- Hardcover:416 pages
- Publisher:Viking Adult (August 9, 2011)
- ISBN-10: 0670022314
- Source: Publisher
Immediately following the series of events that takes place in The Magicians, Quentin, Eliot, Janet, and Julia are now the High Kings and Queens of Fillory. Quentin isn’t impressed with the amount of work he has to do as king, so he decides to go out on a mission of sorts, to the Outer Island, a small, remote island on the edge of his kingdom. Julia joins him on this journey, one that isn’t as “low key” as Quentin may have expected. The island is reported to have “the key that winds up the world.”
The key drops Quentin & Julia where they least expect, back to Earth and the depressing world of Chesterton, Massachusetts. As they attempt to return to Fillory, they discover that Neitherlands, the “junction” point to other worlds, is nearing it’s demise. The key they hold ins one of many; all of the keys must be found in order to prevent a magical apocalypse.
Quentin & Julia must rely on all sorts of magical and mysterious creatures, including a league of underground magicians, a sloth, and more, to gain access to all the keys and prevent the Neitherlands from being destroyed.
Interspersed in the main storyline are flashbacks Julia takes to a time before she was reunited with Quentin. It is during this time that she partakes in some pretty dark magical behaviors. The result of these practices, and the forces they summoned, force Julia and her friends into quite the destructive and dangerous magical battle. Julia & Quentin are forever changed as a result, not necessarily for the positive.
The writing in The Magician King is just as breathtaking and beautiful as in the previous book. I found myself marking passages I adored; soon the book was full of marked passages. The reader continues to learn more about the characters they loved an adored from The Magicians, but it is Julia’s character that I felt I learned more about in this particular book. Julia’s character was never really “right”…we get to see a completely different side to her in this book.
When I read The Magicians, I appreciated the characters and the writing style, but I didn’t love the book. The same goes for The Magician King. It’s a fantastic book for fans of fantasy, adults looking for a book to help them get over their depression over the Harry Potter series ending. It is quite the impressive read, just not the one for me. While I enjoyed this book more than the previous, I wasn’t able to become invested in the storyline or the characters.
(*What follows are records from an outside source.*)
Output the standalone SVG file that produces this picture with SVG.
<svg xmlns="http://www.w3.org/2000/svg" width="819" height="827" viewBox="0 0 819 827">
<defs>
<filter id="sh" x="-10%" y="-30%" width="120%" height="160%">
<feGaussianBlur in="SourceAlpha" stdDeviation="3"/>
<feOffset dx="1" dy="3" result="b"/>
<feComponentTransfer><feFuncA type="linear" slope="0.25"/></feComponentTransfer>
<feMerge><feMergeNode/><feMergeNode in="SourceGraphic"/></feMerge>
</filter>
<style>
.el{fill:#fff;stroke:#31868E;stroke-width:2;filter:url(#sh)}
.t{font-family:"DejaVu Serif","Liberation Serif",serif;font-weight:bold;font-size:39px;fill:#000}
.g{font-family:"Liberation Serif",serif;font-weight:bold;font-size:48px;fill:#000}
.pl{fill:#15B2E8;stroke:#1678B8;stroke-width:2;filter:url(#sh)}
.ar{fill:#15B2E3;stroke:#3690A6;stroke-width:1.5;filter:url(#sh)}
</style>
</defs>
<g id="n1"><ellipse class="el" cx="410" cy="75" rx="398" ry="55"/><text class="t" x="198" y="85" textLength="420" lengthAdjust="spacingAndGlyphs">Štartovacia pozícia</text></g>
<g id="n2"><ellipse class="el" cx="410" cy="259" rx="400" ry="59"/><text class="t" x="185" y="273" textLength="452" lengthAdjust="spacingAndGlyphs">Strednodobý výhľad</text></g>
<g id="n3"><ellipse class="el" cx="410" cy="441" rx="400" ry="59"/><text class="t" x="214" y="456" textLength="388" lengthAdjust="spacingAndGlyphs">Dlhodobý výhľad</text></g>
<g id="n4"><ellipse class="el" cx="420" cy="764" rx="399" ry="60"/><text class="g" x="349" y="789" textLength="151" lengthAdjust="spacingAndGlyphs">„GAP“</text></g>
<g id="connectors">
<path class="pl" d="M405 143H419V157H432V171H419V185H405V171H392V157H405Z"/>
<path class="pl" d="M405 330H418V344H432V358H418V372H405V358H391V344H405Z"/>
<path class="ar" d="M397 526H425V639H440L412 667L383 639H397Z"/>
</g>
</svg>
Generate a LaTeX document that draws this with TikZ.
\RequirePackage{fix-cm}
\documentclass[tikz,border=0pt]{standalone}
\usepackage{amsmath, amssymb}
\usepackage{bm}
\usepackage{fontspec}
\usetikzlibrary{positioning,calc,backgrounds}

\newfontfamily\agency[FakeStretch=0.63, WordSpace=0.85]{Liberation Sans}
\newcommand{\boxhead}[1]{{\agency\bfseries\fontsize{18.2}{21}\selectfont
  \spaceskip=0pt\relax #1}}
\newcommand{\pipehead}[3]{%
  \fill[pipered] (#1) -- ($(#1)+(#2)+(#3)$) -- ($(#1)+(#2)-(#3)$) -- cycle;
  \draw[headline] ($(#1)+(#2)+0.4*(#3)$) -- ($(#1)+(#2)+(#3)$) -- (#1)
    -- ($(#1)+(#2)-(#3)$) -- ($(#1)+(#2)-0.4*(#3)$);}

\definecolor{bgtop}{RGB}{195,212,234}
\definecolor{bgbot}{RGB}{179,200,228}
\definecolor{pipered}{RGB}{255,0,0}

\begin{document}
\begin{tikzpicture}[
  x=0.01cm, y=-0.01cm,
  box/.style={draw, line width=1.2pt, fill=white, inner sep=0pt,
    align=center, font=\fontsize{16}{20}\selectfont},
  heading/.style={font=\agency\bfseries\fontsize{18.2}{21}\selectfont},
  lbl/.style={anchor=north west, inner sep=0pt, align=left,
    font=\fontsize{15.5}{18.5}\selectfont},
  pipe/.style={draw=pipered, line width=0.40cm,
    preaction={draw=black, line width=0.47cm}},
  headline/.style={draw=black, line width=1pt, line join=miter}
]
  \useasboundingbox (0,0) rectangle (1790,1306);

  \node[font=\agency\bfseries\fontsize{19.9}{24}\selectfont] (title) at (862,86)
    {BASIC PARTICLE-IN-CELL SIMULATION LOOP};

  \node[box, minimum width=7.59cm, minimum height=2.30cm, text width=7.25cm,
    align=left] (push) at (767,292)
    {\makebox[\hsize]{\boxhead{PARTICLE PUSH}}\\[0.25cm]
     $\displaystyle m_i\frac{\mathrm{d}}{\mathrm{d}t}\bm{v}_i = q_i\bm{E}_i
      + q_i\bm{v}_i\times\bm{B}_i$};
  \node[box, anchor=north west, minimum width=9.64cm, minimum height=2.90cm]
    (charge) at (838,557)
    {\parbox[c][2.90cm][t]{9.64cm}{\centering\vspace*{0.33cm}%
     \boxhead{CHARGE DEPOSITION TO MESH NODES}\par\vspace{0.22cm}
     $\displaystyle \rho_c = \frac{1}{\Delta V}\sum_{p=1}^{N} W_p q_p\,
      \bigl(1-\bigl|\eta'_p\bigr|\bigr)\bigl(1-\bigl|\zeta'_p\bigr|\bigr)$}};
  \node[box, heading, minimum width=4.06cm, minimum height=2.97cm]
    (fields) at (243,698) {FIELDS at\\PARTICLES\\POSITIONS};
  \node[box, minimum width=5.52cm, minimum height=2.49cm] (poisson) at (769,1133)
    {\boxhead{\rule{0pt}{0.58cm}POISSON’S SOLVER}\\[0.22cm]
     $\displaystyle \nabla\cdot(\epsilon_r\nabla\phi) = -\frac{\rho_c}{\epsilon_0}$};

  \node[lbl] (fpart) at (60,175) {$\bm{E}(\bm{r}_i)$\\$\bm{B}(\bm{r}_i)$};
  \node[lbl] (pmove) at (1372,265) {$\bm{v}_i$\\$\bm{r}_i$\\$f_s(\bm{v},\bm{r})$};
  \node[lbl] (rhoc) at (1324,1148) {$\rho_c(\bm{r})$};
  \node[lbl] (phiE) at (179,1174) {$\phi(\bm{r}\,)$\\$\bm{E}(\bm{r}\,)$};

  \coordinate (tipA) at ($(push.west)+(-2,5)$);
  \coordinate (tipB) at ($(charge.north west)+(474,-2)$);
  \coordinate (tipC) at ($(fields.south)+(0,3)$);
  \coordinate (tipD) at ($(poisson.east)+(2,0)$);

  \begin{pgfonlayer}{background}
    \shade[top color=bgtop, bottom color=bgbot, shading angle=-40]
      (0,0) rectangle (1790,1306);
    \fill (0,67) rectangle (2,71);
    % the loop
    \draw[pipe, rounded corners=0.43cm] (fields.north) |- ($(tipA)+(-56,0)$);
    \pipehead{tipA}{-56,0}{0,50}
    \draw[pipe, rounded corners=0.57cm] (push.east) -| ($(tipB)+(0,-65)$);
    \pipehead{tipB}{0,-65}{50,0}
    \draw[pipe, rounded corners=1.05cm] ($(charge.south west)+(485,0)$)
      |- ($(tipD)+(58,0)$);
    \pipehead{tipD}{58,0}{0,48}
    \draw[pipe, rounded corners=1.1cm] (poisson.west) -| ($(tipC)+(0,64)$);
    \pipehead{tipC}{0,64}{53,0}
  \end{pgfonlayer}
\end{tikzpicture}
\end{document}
This is no fault of the book or the author; this series just isn’t for me.
Despite my personal feelings, I do still recommend The Magician King for fans of fantasty. As indicated, the writing is breathtaking, a style one doesn’t often uncover. The characters are severely flawed, making them even more realistic and believable. They are quite witty and sarcastic, guaranteeing a few laughs. Others liken the series to an adult version of the Harry Potter and Narnia series. I will leave that to you to decide.